Kate Plays Christine

 

On this site in 2013, director/editor Robert Greene called for the Cinema Eye Honors to add an award recognizing performance in non-fiction. Ever since the film that sparked that conversation, Kati with an I, Greene has continued to pursue (full steam) the concept of performance in his films (full disclosure: Robert and I are good friends and I worked on his first three films). Both Fake it So Real and Actress ask the audience to question both reality and the motives, desires, and fears of our non-fiction protagonists. In his newest film, Kate Plays Christine, Greene dials this up to 11. Not only does Kate Lyn Sheil give one hell of a performance, she also gives a performance inside that performance, and perhaps another inside of that one?

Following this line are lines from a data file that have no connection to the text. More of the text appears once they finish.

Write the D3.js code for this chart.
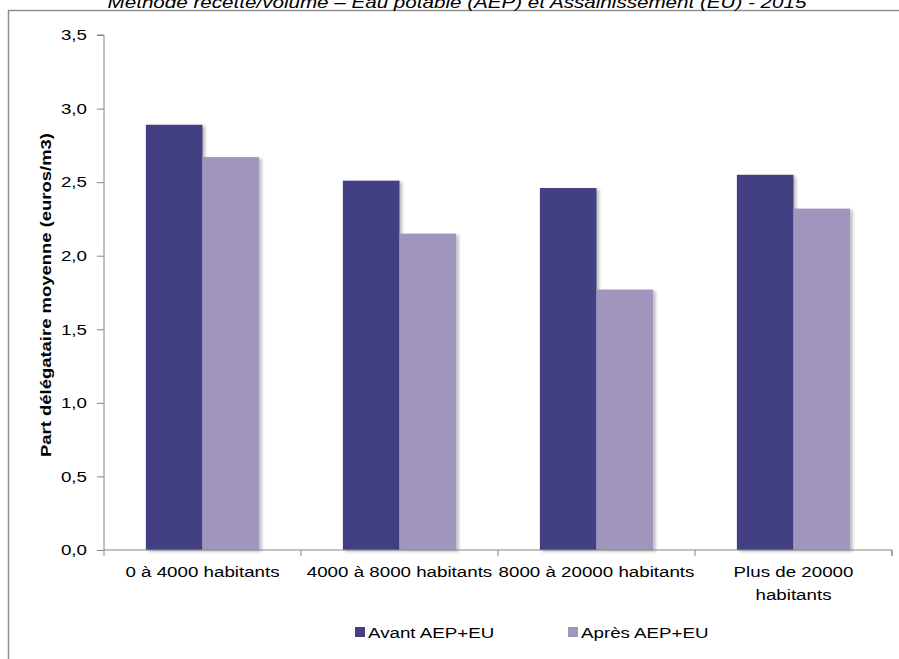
<!DOCTYPE html>
<html>
<head>
<meta charset="utf-8">
<script src="https://cdn.jsdelivr.net/npm/d3@7"></script>
<style>
  html, body { margin: 0; padding: 0; background: #fff; }
  svg { display: block; font-family: "Liberation Sans", Arial, sans-serif; }
</style>
</head>
<body>
<svg id="chart" width="899" height="659"></svg>
<script>
// Part délégataire moyenne par tranche de population
const categories = ["0 à 4000 habitants", "4000 à 8000 habitants", "8000 à 20000 habitants", "Plus de 20000|habitants"];
const seriesNames = ["Avant AEP+EU", "Après AEP+EU"];
const avant = [2.89, 2.51, 2.46, 2.55];
const apres = [2.67, 2.15, 1.77, 2.32];
const yTicks = [0, 0.5, 1.0, 1.5, 2.0, 2.5, 3.0, 3.5];
const colors = ["#433f82", "#a095bd"];
const titleText = "Méthode recette/volume – Eau potable (AEP) et Assainissement (EU) - 2015";
const yLabel = "Part délégataire moyenne (euros/m3)";

const SX = 1.25; // horizontal glyph stretch
const svg = d3.select("#chart");

const plotLeft = 104, plotRight = 892, plotTop = 35, plotBottom = 550;

const x0 = d3.scaleBand().domain(categories).range([plotLeft, plotRight]).paddingInner(0).paddingOuter(0);
const x1 = d3.scaleBand().domain(seriesNames).range([0, x0.bandwidth()]).paddingInner(0).paddingOuter(0.74);
const y = d3.scaleLinear().domain([0, 3.5]).range([plotBottom, plotTop]);

const defs = svg.append("defs");
const f = defs.append("filter").attr("id", "shadow").attr("x", "-20%").attr("y", "-5%").attr("width", "150%").attr("height", "115%");
f.append("feDropShadow").attr("dx", 2.5).attr("dy", 1.5).attr("stdDeviation", 1.6)
  .attr("flood-color", "#000").attr("flood-opacity", 0.28);

// outer frame
svg.append("rect").attr("x", 8.5).attr("y", 10.5).attr("width", 1000).attr("height", 1000)
  .attr("fill", "none").attr("stroke", "#8f8f8f").attr("stroke-width", 1.5);

// title
svg.append("text").attr("class", "st").attr("x", 457).attr("y", 7.5)
  .attr("text-anchor", "middle").attr("font-size", 16.5).attr("font-style", "italic")
  .attr("fill", "#000").text(titleText);

// bars
const data = categories.map((c, i) => ({ cat: c, vals: [avant[i], apres[i]] }));
const groups = svg.append("g").selectAll("g").data(data).join("g")
  .attr("transform", d => `translate(${x0(d.cat)},0)`);
groups.selectAll("rect").data(d => d.vals.map((v, j) => ({ name: seriesNames[j], v, j })))
  .join("rect")
  .attr("x", d => x1(d.name))
  .attr("width", x1.bandwidth())
  .attr("y", d => y(d.v))
  .attr("height", d => y(0) - y(d.v))
  .attr("fill", d => colors[d.j])
  .attr("filter", "url(#shadow)");

// y axis
const fmt = v => d3.format(".1f")(v).replace(".", ",");
const yAxis = svg.append("g").attr("transform", `translate(${plotLeft},0)`)
  .call(d3.axisLeft(y).tickValues(yTicks).tickSize(7).tickPadding(10).tickFormat(fmt));
yAxis.select(".domain").attr("stroke", "#868686").attr("d", `M-7,${plotTop}H0V${plotBottom + 6}`);
yAxis.selectAll(".tick line").attr("stroke", "#868686");
yAxis.selectAll(".tick text").attr("class", "st").attr("font-size", 15).attr("fill", "#000");
yAxis.attr("font-family", null).attr("font-size", null);

// x axis
const xAxis = svg.append("g").attr("transform", `translate(0,${plotBottom})`)
  .call(d3.axisBottom(x0).tickSize(0).tickPadding(16).tickFormat(""));
xAxis.attr("font-family", null).attr("font-size", null);
xAxis.select(".domain").attr("stroke", "#868686").attr("d", `M${plotLeft},0H${plotRight}V6`);
xAxis.selectAll(".tick text").remove();
const bounds = categories.map(c => x0(c)).concat([plotRight]);
xAxis.selectAll("line.sep").data(bounds.slice(1)).join("line").attr("class", "sep")
  .attr("x1", d => d).attr("x2", d => d).attr("y1", 0).attr("y2", 6).attr("stroke", "#868686");
xAxis.selectAll("text.cat").data(categories).join("text")
  .attr("class", "cat st")
  .attr("transform", d => `translate(${x0(d) + x0.bandwidth() / 2},0)`)
  .attr("text-anchor", "middle").attr("font-size", 15).attr("fill", "#000")
  .each(function (d) {
    const lines = d.split("|");
    d3.select(this).selectAll("tspan").data(lines).join("tspan")
      .attr("x", 0).attr("y", (l, i) => 27 + i * 23).text(l => l);
  });

// y axis title
svg.append("text")
  .attr("transform", "translate(51,295) rotate(-90)")
  .attr("text-anchor", "middle").attr("font-size", 15.5).attr("font-weight", "bold")
  .attr("fill", "#000").attr("textLength", 324).attr("lengthAdjust", "spacingAndGlyphs")
  .text(yLabel);

// legend
const legendX = [355, 568];
const lg = svg.append("g").selectAll("g").data(seriesNames).join("g")
  .attr("transform", (d, i) => `translate(${legendX[i]},627)`);
lg.append("rect").attr("width", 10).attr("height", 10).attr("fill", (d, i) => colors[i]);
lg.append("text").attr("class", "st").attr("x", 13).attr("y", 11).attr("font-size", 15)
  .attr("fill", "#000").text(d => d);

// stretch horizontal text
svg.selectAll("text.st").each(function () {
  const t = d3.select(this);
  const xv = +t.attr("x") || 0;
  const yv = +t.attr("y") || 0;
  const tr = t.attr("transform") || "";
  t.attr("x", null).attr("y", null)
    .attr("transform", `${tr} translate(${xv},${yv}) scale(${SX},1)`);
  t.selectAll("tspan").each(function () {
    const s = d3.select(this);
    s.attr("x", (+s.attr("x") || 0) / SX);
  });
});
</script>
</body>
</html>
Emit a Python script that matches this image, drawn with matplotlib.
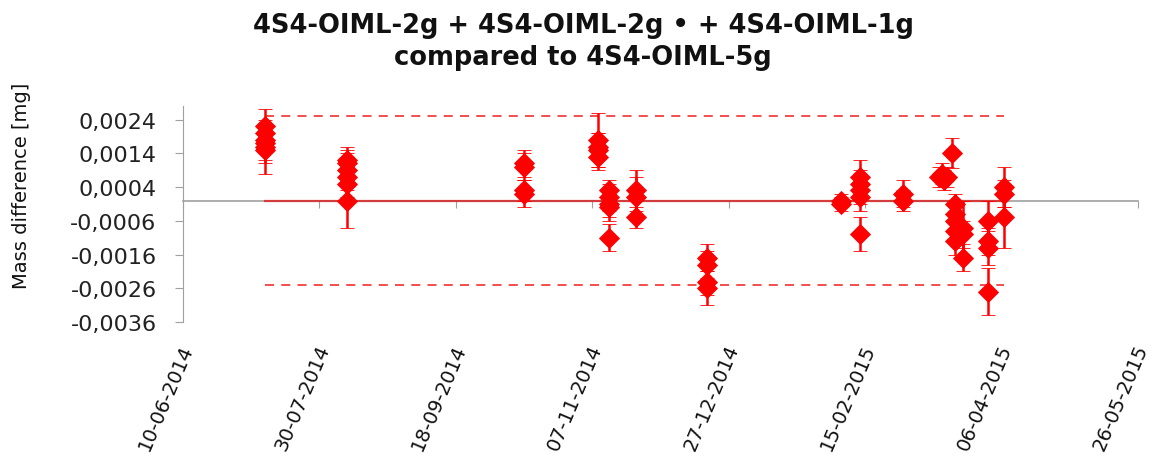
import matplotlib
matplotlib.use("Agg")
import matplotlib.pyplot as plt
from matplotlib.transforms import blended_transform_factory, ScaledTranslation
from datetime import datetime, timedelta

# ---------------- data ----------------
title_line1 = "4S4-OIML-2g + 4S4-OIML-2g \u2022 + 4S4-OIML-1g"
title_line2 = "compared to 4S4-OIML-5g"
y_label = "Mass difference [mg]"

meas_dates = (
    ["2014-07-10"] * 6 +
    ["2014-08-09"] * 6 +
    ["2014-10-13"] * 4 +
    ["2014-11-09"] * 4 +
    ["2014-11-13"] * 5 +
    ["2014-11-23"] * 3 +
    ["2014-12-19"] * 4 +
    ["2015-02-06"] * 2 +
    ["2015-02-13"] * 5 +
    ["2015-03-01"] * 2 +
    ["2015-03-14", "2015-03-15", "2015-03-16", "2015-03-17", "2015-03-19"] +
    ["2015-03-20"] * 5 +
    ["2015-03-23"] * 3 +
    ["2015-04-01"] * 4 +
    ["2015-04-07"] * 3
)
mass_diff = [
    0.0022, 0.0020, 0.0018, 0.0017, 0.0016, 0.0015,
    0.0012, 0.0011, 0.0009, 0.0007, 0.0005, 0.0000,
    0.0011, 0.0010, 0.0003, 0.0002,
    0.0018, 0.0016, 0.0015, 0.0013,
    0.0003, 0.0001, -0.0001, -0.0002, -0.0011,
    0.0003, 0.0001, -0.0005,
    -0.0017, -0.0019, -0.0024, -0.0026,
    0.0000, -0.0001,
    0.0007, 0.0005, 0.0003, 0.0001, -0.0010,
    0.0002, 0.0000,
    0.0007, 0.0008, 0.0006, 0.0007, 0.0014,
    -0.0001, -0.0004, -0.0006, -0.0009, -0.0012,
    -0.0008, -0.0010, -0.0017,
    -0.0006, -0.0012, -0.0014, -0.0027,
    0.0004, 0.0002, -0.0005,
]
uncertainty = [
    0.0005, 0.0004, 0.0004, 0.0005, 0.0005, 0.0007,
    0.0004, 0.0004, 0.0005, 0.0004, 0.0004, 0.0008,
    0.0004, 0.0004, 0.0003, 0.0004,
    0.0008, 0.0004, 0.0005, 0.0004,
    0.0003, 0.0004, 0.0004, 0.0004, 0.0004,
    0.0006, 0.0006, 0.0003,
    0.0004, 0.0004, 0.0004, 0.0005,
    0.0002, 0.0002,
    0.0005, 0.0004, 0.0004, 0.0004, 0.0005,
    0.0004, 0.0003,
    0.0003, 0.0003, 0.0003, 0.0003, 0.00045,
    0.0003, 0.0004, 0.0004, 0.0004, 0.0004,
    0.0008, 0.0004, 0.0004,
    0.0006, 0.0004, 0.0005, 0.0007,
    0.0006, 0.0004, 0.0009,
]

reference_value = 0.0
limit_value = 0.0025

x_start = "2014-06-10"
x_tick_step_days = 50
x_tick_count = 8
y_ticks = [0.0024, 0.0014, 0.0004, -0.0006, -0.0016, -0.0026, -0.0036]
y_min, y_max = -0.0036, 0.0028

# ---------------- figure ----------------
DPI = 100
fig = plt.figure(figsize=(11.52, 4.56), dpi=DPI)
fig.patch.set_facecolor("white")
ax = fig.add_axes([183 / 1152, 1 - 323 / 456, (1138 - 183) / 1152, (323 - 107) / 456])

dates = [datetime.strptime(d, "%Y-%m-%d") for d in meas_dates]
t0 = datetime.strptime(x_start, "%Y-%m-%d")
tick_dates = [t0 + timedelta(days=x_tick_step_days * i) for i in range(x_tick_count)]

# reference & limit lines
d_first, d_last = min(dates), max(dates)
ax.plot([d_first, d_last], [reference_value] * 2, color="#d23c3c", lw=1.6, zorder=2)
ax.plot([d_first, d_last], [limit_value] * 2, color="#f24040", lw=1.3,
        linestyle=(0, (5, 4)), zorder=2)
ax.plot([d_first, d_last], [-limit_value] * 2, color="#f24040", lw=1.3,
        linestyle=(0, (5, 4)), zorder=2)

ax.errorbar(dates, mass_diff, yerr=uncertainty, fmt="D", color="#ff0000",
            ms=10, mec="#ff0000", mew=0.6, elinewidth=1.8, ecolor="#ff0000",
            capsize=5, capthick=1.8, zorder=3)

ax.set_xlim(tick_dates[0], tick_dates[-1])
ax.set_ylim(y_min, y_max)

for s in ["top", "right"]:
    ax.spines[s].set_visible(False)
ax.spines["bottom"].set_position(("data", 0))
ax.spines["bottom"].set_color("#a0a0a0")
ax.spines["left"].set_color("#a0a0a0")
ax.spines["bottom"].set_linewidth(1.2)
ax.spines["bottom"].set_zorder(1)

ax.set_yticks(y_ticks)
ax.set_yticklabels([f"{v:.4f}".replace(".", ",") for v in y_ticks])
ax.tick_params(axis="y", direction="out", length=6, color="#a0a0a0",
               labelsize=16, labelcolor="#222222", pad=13)

ax.set_xticks(tick_dates)
ax.set_xticklabels([])
ax.tick_params(axis="x", direction="out", length=5, color="#a0a0a0")

trans = blended_transform_factory(ax.transData, ax.transAxes) + \
    ScaledTranslation(5 / DPI, -23 / DPI, fig.dpi_scale_trans)
for d in tick_dates:
    ax.text(d, 0, d.strftime("%d-%m-%Y"), transform=trans, rotation=67,
            rotation_mode="anchor", ha="right", va="center", fontsize=14,
            color="#111111", clip_on=False)

fig.text(583 / 1152, 1 - 26 / 456, title_line1, ha="center", va="center",
         fontsize=18.5, fontweight="bold", color="#111111")
fig.text(583 / 1152, 1 - 58 / 456, title_line2, ha="center", va="center",
         fontsize=18.5, fontweight="bold", color="#111111")
fig.text(22 / 1152, 1 - 186 / 456, y_label, rotation=90, ha="center",
         va="center", fontsize=14, color="#111111")

fig.savefig("out.png", dpi=DPI, facecolor="white")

Kate plays a fictional version of herself auditioning for a fictitious role (which Greene does, however, create) portraying Christine Chubbuck, a Sarasota, FL based newscaster who infamously became the first person to commit suicide on live television (the story became the inspiration for Network). The result is an invigorating foray into cinematic non-fiction that recalls the famous idea that narrative films are simply documentaries of actors working. But in this case the actor working is pretending not to be acting, which is, after all, just acting. But with all the meta-ness aside, the examination Sheil and Greene give into our society’s connection to broadcast news and our desire for “blood and guts” is enough meat to leave you chewing for days.